Interactions and charge fractionalization in an electronic Hong-Ou-Mandel interferometer

TL;DR

This paper investigates how interactions in an electronic Hong-Ou-Mandel interferometer cause charge fractionalization and decoherence, reducing the indistinguishability of electron wavepackets and explaining experimental observations of diminished interference contrast.

Contribution

It introduces a theoretical model showing how co-propagating edge state interactions lead to charge fractionalization and decoherence, affecting the HOM interference signal.

Findings

Interactions reduce the HOM signal contrast.

Charge and neutral modes interfere, creating satellite features.

The model explains recent experimental results.

Abstract

We consider an electronic analog of the Hong-Ou-Mandel (HOM) interferometer, where two single electrons travel along opposite chiral edge states and collide at a Quantum Point Contact.

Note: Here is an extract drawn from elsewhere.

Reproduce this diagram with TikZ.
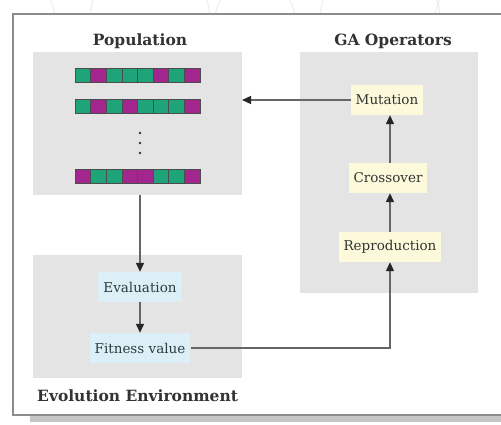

Studying the current noise, we show that because of interactions between co-propagating edge states, the degree of indistinguishability between the two electron wavepackets is dramatically reduced, leading to reduced contrast for the HOM signal. This decoherence phenomenon strongly depends on the energy resolution of the packets. Insofar as interactions cause charge fractionalization, we show that charge and neutral modes interfere with each other, leading to satellite dips or peaks in the current noise. Our calculations explain recent experimental results [E. Bocquillon, et al., Science 339, 1054(2013)] where an electronic HOM signal with reduced contrast was observed.